Ideas, however outrageous, have changed the world, and they will again. “Indeed,” wrote Keynes, “the world is ruled by little else.”26
Utopia is on the horizon. I move two steps closer; it moves two steps further away. I walk another ten steps and the horizon runs ten steps further away. As much as I may walk, I’ll never reach it. So what’s the point of utopia? The point is this: to keep walking. Eduardo Galeano (1940–2015)
As the Prussian statesman Otto von Bismarck famously said, “Politics is the art of the possible.”
I’m talking about Politics with a capital P, one that’s not about rules, but about revolution. Not about the art of the possible, but about making the impossible inevitable.
It was Joseph Overton, an American lawyer, who first explained the mechanisms of uppercase Politics in the 1990s. He began with a simple question: Why is it that so many good ideas don’t get taken seriously?
Overton realized that politicians, provided they want to be reelected, can’t permit themselves viewpoints that are seen as too extreme. In order to hold power, they have to keep their ideas within the margins of what’s acceptable.

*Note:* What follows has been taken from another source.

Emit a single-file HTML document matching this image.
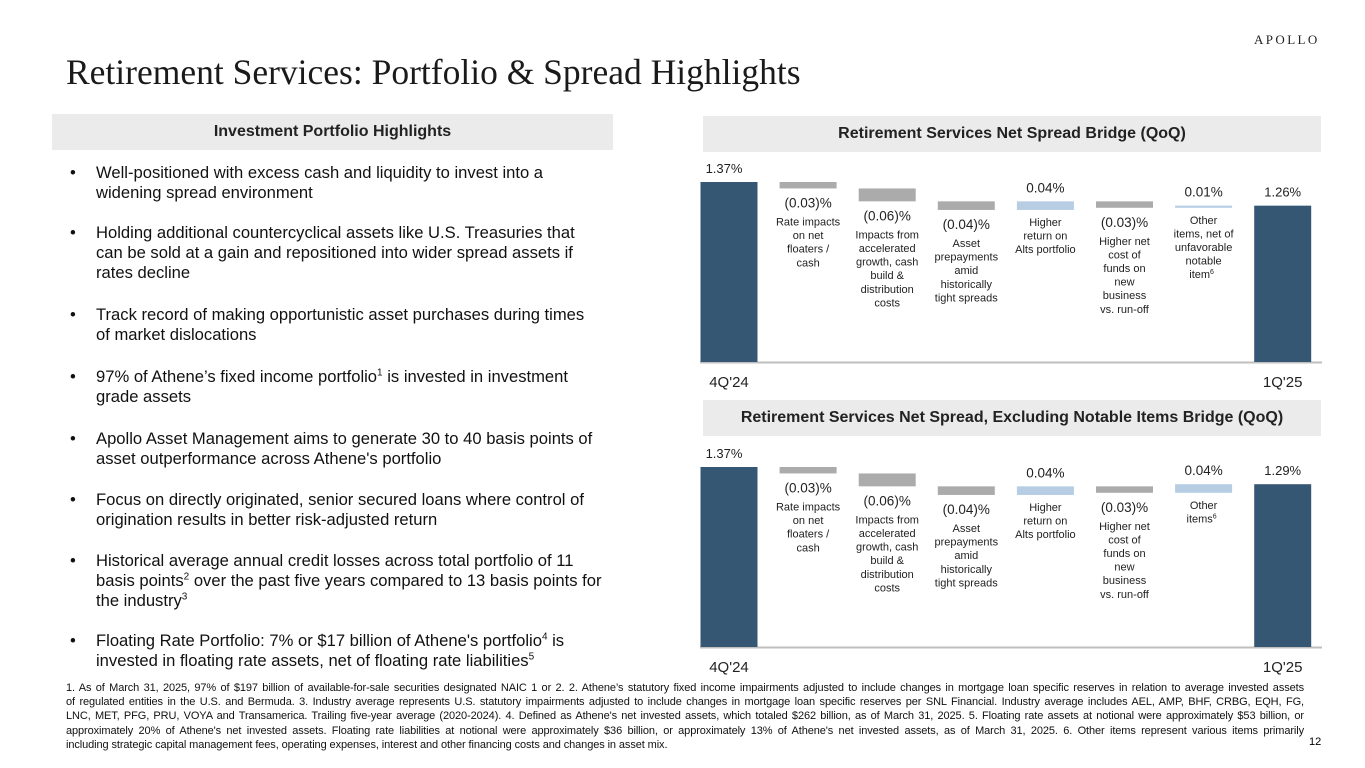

Anybody who forays outside the “Overton window” faces a rocky road. He or she will quickly be branded as “unrealistic” or “unreasonable” by the media, the fear-some gatekeepers of the window.
And yet, despite all this, a society can change completely in a few decades. The Overton window can shift. A classic strategy for achieving this is to proclaim ideas so shocking and subversive that anything less radical suddenly sounds sensible. In other words, to make the radical reasonable, you merely have to stretch the bounds of the radical.
What we are witnessing is a colossal change in course. Historically, Politics was the preserve of the left. Be realistic, demand the impossible! rang the rallying cry of the Paris demonstrators in 1968. The end of slavery, the emancipation of women, the rise of the welfare state–all were progressive ideas that started out as crazy and “irrational” but were ultimately accepted as basic common sense.
These days, however, the left seems to have forgotten the art of Politics.
underdog socialist caves in to the arguments of the opposition, always accepting the premise on which the debate takes place. “National debt is out of control,” they concede, “but we can make more programs income-dependent.” “Fighting poverty is terribly expensive,” reason the underdog socialists, “but it’s part of being a civilized nation.” “Taxes are high,” they lament, “but each according to his ability.”
The underdog socialist forgets that the real problem isn’t the national debt, but overextended households and businesses. He forgets that fighting poverty is an investment that pays off in spades. And he forgets that, all the while, the bankers and the lawyers are polishing turds at the expense of waste collectors and nurses.